§ Data provided
━━━━━━━━━━

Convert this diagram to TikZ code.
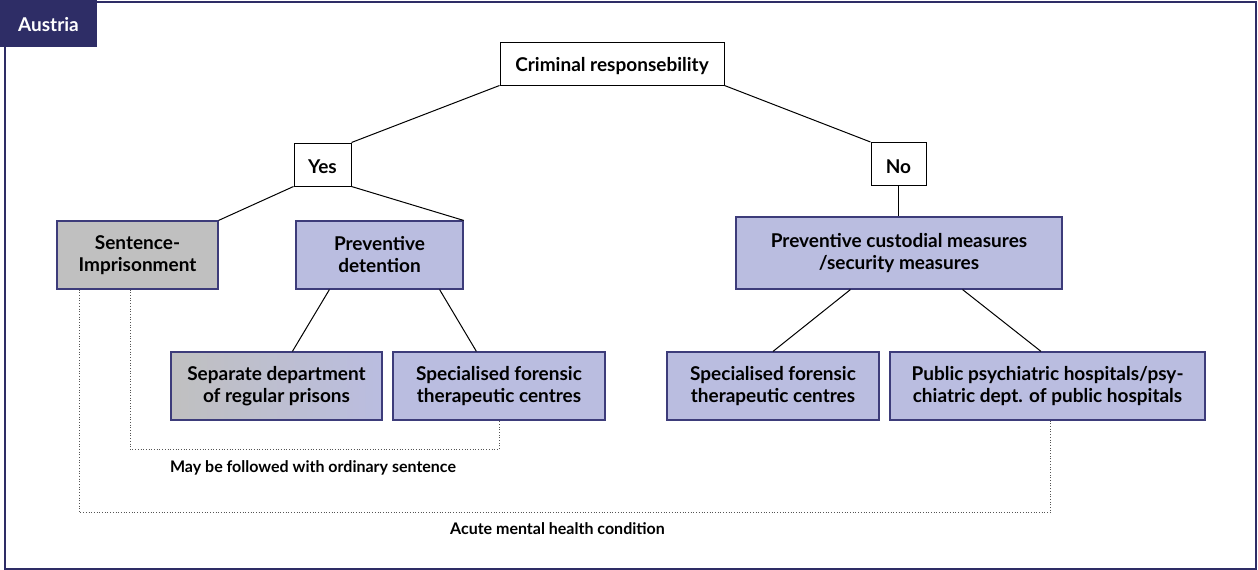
\documentclass[tikz,border=0pt]{standalone}
\usepackage{fontspec}
\setmainfont{Lato}
\definecolor{navy}{HTML}{2E2D66}
\definecolor{boxline}{HTML}{3D3C7A}
\definecolor{lav}{HTML}{BABDE0}
\definecolor{grayfill}{HTML}{C0C0C0}
\definecolor{dotcol}{HTML}{555555}
\tikzset{
  base/.style={draw, line width=1.2pt, align=center, inner sep=0pt, font=\fontsize{19}{22}\selectfont\bfseries, text=black, execute at begin node={\rule{0pt}{19pt}}},
  whitebox/.style={base, draw=black, line width=1pt, fill=white},
  lavbox/.style={base, draw=boxline, fill=lav},
  graybox/.style={base, draw=boxline, fill=grayfill},
  gradbox/.style={base, draw=boxline, left color=grayfill, right color=lav},
  conn/.style={draw=black, line width=1pt},
  dots/.style={draw=dotcol, line width=1pt, dash pattern=on 0.9pt off 1.8pt},
  note/.style={font=\fontsize{16}{19}\selectfont\bfseries, text=black, inner sep=0pt}
}
\begin{document}
\begin{tikzpicture}[x=1pt,y=-1pt]
\useasboundingbox (0,0) rectangle (1258,570);
\fill[white] (0,0) rectangle (1258,570);
% frame
\draw[navy, line width=2pt] (5,2) rectangle (1256,569);
\fill[navy] (0,0) rectangle (97,47);
\node[font=\fontsize{19}{21}\selectfont\bfseries, text=white] (tab) at (48.5,25) {Austria};
% nodes
\node[whitebox, minimum width=224pt, minimum height=43pt] (crit) at (612,63.5) {Criminal responsebility};
\node[whitebox, minimum width=57pt, minimum height=43pt] (yes) at (322.5,164.5) {Yes};
\node[whitebox, minimum width=55pt, minimum height=43pt] (no) at (898.5,164) {No};
\node[graybox, minimum width=161pt, minimum height=68pt] (sent) at (137.5,255) {Sentence-\\Imprisonment};
\node[lavbox, minimum width=167pt, minimum height=68pt] (pd) at (379.5,255) {Preventive\\detention};
\node[lavbox, minimum width=326pt, minimum height=72pt] (pcm) at (899,253) {Preventive custodial measures\\/security measures};
\node[gradbox, minimum width=211pt, minimum height=68pt] (sep) at (276.5,386) {Separate department\\of regular prisons};
\node[lavbox, minimum width=212pt, minimum height=68pt] (sfl) at (499,386) {Specialised forensic\\therapeutic centres};
\node[lavbox, minimum width=212pt, minimum height=68pt] (sfr) at (773,386) {Specialised forensic\\therapeutic centres};
\node[lavbox, minimum width=315pt, minimum height=68pt] (pub) at (1047.5,386) {Public psychiatric hospitals/psy-\\chiatric dept. of public hospitals};
% connectors
\draw[conn] (crit.south west) -- (yes.north east);
\draw[conn] (crit.south east) -- (no.north west);
\draw[conn] (yes.south west) -- (sent.north east);
\draw[conn] (yes.south east) -- (pd.north east);
\draw[conn] (no.south) -- (pcm.north -| no.south);
\draw[conn] ([xshift=34pt]pd.south west) -- ([xshift=122pt]sep.north west);
\draw[conn] ([xshift=-24pt]pd.south east) -- ([xshift=84pt]sfl.north west);
\draw[conn] ([xshift=115pt]pcm.south west) -- (sfr.north);
\draw[conn] ([xshift=-100pt]pcm.south east) -- ([xshift=-6.5pt]pub.north);
% dotted links
\draw[dots] ([xshift=74pt]sent.south west) -- ++(0,160) -| (sfl.south);
\draw[dots] ([xshift=23pt]sent.south west) -- ++(0,223) -| ([xshift=3pt]pub.south);
\node[note] (lab1) at (313,467.5) {May be followed with ordinary sentence};
\node[note] (lab2) at (557.5,529) {Acute mental health condition};
\end{tikzpicture}
\end{document}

━━━━━━━━━━

§ Stated problem
Reproduce the material above in full and without alteration, but skip all pictures.

§ Solution for this problem
Convert this diagram to TikZ code.
\documentclass[tikz,border=0pt]{standalone}
\usepackage{fontspec}
\setmainfont{Lato}
\definecolor{navy}{HTML}{2E2D66}
\definecolor{boxline}{HTML}{3D3C7A}
\definecolor{lav}{HTML}{BABDE0}
\definecolor{grayfill}{HTML}{C0C0C0}
\definecolor{dotcol}{HTML}{555555}
\tikzset{
  base/.style={draw, line width=1.2pt, align=center, inner sep=0pt, font=\fontsize{19}{22}\selectfont\bfseries, text=black, execute at begin node={\rule{0pt}{19pt}}},
  whitebox/.style={base, draw=black, line width=1pt, fill=white},
  lavbox/.style={base, draw=boxline, fill=lav},
  graybox/.style={base, draw=boxline, fill=grayfill},
  gradbox/.style={base, draw=boxline, left color=grayfill, right color=lav},
  conn/.style={draw=black, line width=1pt},
  dots/.style={draw=dotcol, line width=1pt, dash pattern=on 0.9pt off 1.8pt},
  note/.style={font=\fontsize{16}{19}\selectfont\bfseries, text=black, inner sep=0pt}
}
\begin{document}
\begin{tikzpicture}[x=1pt,y=-1pt]
\useasboundingbox (0,0) rectangle (1258,570);
\fill[white] (0,0) rectangle (1258,570);
% frame
\draw[navy, line width=2pt] (5,2) rectangle (1256,569);
\fill[navy] (0,0) rectangle (97,47);
\node[font=\fontsize{19}{21}\selectfont\bfseries, text=white] (tab) at (48.5,25) {Austria};
% nodes
\node[whitebox, minimum width=224pt, minimum height=43pt] (crit) at (612,63.5) {Criminal responsebility};
\node[whitebox, minimum width=57pt, minimum height=43pt] (yes) at (322.5,164.5) {Yes};
\node[whitebox, minimum width=55pt, minimum height=43pt] (no) at (898.5,164) {No};
\node[graybox, minimum width=161pt, minimum height=68pt] (sent) at (137.5,255) {Sentence-\\Imprisonment};
\node[lavbox, minimum width=167pt, minimum height=68pt] (pd) at (379.5,255) {Preventive\\detention};
\node[lavbox, minimum width=326pt, minimum height=72pt] (pcm) at (899,253) {Preventive custodial measures\\/security measures};
\node[gradbox, minimum width=211pt, minimum height=68pt] (sep) at (276.5,386) {Separate department\\of regular prisons};
\node[lavbox, minimum width=212pt, minimum height=68pt] (sfl) at (499,386) {Specialised forensic\\therapeutic centres};
\node[lavbox, minimum width=212pt, minimum height=68pt] (sfr) at (773,386) {Specialised forensic\\therapeutic centres};
\node[lavbox, minimum width=315pt, minimum height=68pt] (pub) at (1047.5,386) {Public psychiatric hospitals/psy-\\chiatric dept. of public hospitals};
% connectors
\draw[conn] (crit.south west) -- (yes.north east);
\draw[conn] (crit.south east) -- (no.north west);
\draw[conn] (yes.south west) -- (sent.north east);
\draw[conn] (yes.south east) -- (pd.north east);
\draw[conn] (no.south) -- (pcm.north -| no.south);
\draw[conn] ([xshift=34pt]pd.south west) -- ([xshift=122pt]sep.north west);
\draw[conn] ([xshift=-24pt]pd.south east) -- ([xshift=84pt]sfl.north west);
\draw[conn] ([xshift=115pt]pcm.south west) -- (sfr.north);
\draw[conn] ([xshift=-100pt]pcm.south east) -- ([xshift=-6.5pt]pub.north);
% dotted links
\draw[dots] ([xshift=74pt]sent.south west) -- ++(0,160) -| (sfl.south);
\draw[dots] ([xshift=23pt]sent.south west) -- ++(0,223) -| ([xshift=3pt]pub.south);
\node[note] (lab1) at (313,467.5) {May be followed with ordinary sentence};
\node[note] (lab2) at (557.5,529) {Acute mental health condition};
\end{tikzpicture}
\end{document}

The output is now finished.